John Evans, president of the Buffalo Police Benevolent Association, announced the 57-member team’s resignation at a press conference Friday.
“Fifty-seven resigned in disgust because of the treatment of two of their members, who were simply executing orders,” Evans told a local NBC affiliate.
The reason this is called the “Nuremberg defense” is that it’s been thoroughly and notoriously discredited since 1946, so much so that I’m impressed that even a police union official could say it out loud. How much perverse self-discipline does it take to wrap your tongue around that idea without cringing or sneering at it?
The resignation of the Emergency Response Team would send a bad signal, said Erie County Executive Mark Poloncarz.
“If they resigned, I’m exceptionally disappointed by it because it indicates to me that they did not see anything wrong with the actions last night,” Poloncarz said…

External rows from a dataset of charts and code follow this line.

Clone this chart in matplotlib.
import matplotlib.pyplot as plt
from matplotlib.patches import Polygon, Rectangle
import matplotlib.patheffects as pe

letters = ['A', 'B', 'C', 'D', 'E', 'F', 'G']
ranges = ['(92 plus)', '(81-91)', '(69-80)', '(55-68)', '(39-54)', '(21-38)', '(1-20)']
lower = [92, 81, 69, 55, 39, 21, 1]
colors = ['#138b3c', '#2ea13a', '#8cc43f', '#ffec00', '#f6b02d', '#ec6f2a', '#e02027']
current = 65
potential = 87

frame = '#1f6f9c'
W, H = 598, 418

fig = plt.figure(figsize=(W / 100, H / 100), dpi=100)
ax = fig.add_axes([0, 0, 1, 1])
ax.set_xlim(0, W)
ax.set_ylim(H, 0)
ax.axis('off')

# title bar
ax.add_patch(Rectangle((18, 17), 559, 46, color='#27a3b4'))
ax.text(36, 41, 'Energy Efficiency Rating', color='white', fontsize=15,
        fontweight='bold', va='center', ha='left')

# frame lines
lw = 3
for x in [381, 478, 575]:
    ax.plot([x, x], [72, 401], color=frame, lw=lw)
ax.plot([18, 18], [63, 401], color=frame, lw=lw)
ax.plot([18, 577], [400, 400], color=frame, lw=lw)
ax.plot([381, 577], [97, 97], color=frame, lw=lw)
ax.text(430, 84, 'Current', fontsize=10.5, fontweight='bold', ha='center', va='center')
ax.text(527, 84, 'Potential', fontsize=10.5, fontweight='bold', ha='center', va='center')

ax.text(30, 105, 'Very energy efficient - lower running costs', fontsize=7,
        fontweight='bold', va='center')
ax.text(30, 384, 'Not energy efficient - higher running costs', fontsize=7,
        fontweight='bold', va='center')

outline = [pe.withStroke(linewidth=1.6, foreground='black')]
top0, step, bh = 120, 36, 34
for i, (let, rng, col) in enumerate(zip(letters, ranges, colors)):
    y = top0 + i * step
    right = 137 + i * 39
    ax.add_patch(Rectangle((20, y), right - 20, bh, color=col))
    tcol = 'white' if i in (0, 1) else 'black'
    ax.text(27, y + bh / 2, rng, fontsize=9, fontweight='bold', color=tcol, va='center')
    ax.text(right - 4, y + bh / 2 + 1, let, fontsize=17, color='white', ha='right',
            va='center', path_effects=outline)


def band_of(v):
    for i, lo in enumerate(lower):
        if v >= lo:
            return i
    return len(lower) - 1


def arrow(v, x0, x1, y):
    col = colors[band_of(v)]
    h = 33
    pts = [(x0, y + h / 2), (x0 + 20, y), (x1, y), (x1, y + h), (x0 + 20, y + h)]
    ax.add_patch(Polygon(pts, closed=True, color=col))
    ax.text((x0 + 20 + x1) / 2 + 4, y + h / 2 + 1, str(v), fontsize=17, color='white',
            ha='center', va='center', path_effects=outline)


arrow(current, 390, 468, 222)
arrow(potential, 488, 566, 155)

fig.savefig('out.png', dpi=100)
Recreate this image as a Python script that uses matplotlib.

Well, they don’t. They see a small act of casual, callous brutality as business as usual. Either that or they think of it as a perk of the job – sure, they have to train a little extra in riot tactics, but they get more discretion about casually brutalizing people… or at least they did until a bit of local-news video went viral, and the PD and local politicians (who might have resented being lied to – “he tripped,” remember?) declined to defend them.
The thuggish 57 are still employed by the Buffalo PD, just not as part of that unit, so they didn’t sacrifice much, if anything, with their “resignation.” (Did they get an extra dollar an hour for being certified riot cops or something?)
And if their gesture of support, solidarity, or whatever was meant to persuade their bosses to go easy on the original two thugs, then they failed. Assault charges are now pending, and the thugs’ names – Robert McCabe and Aaron Torgalski – are now public record.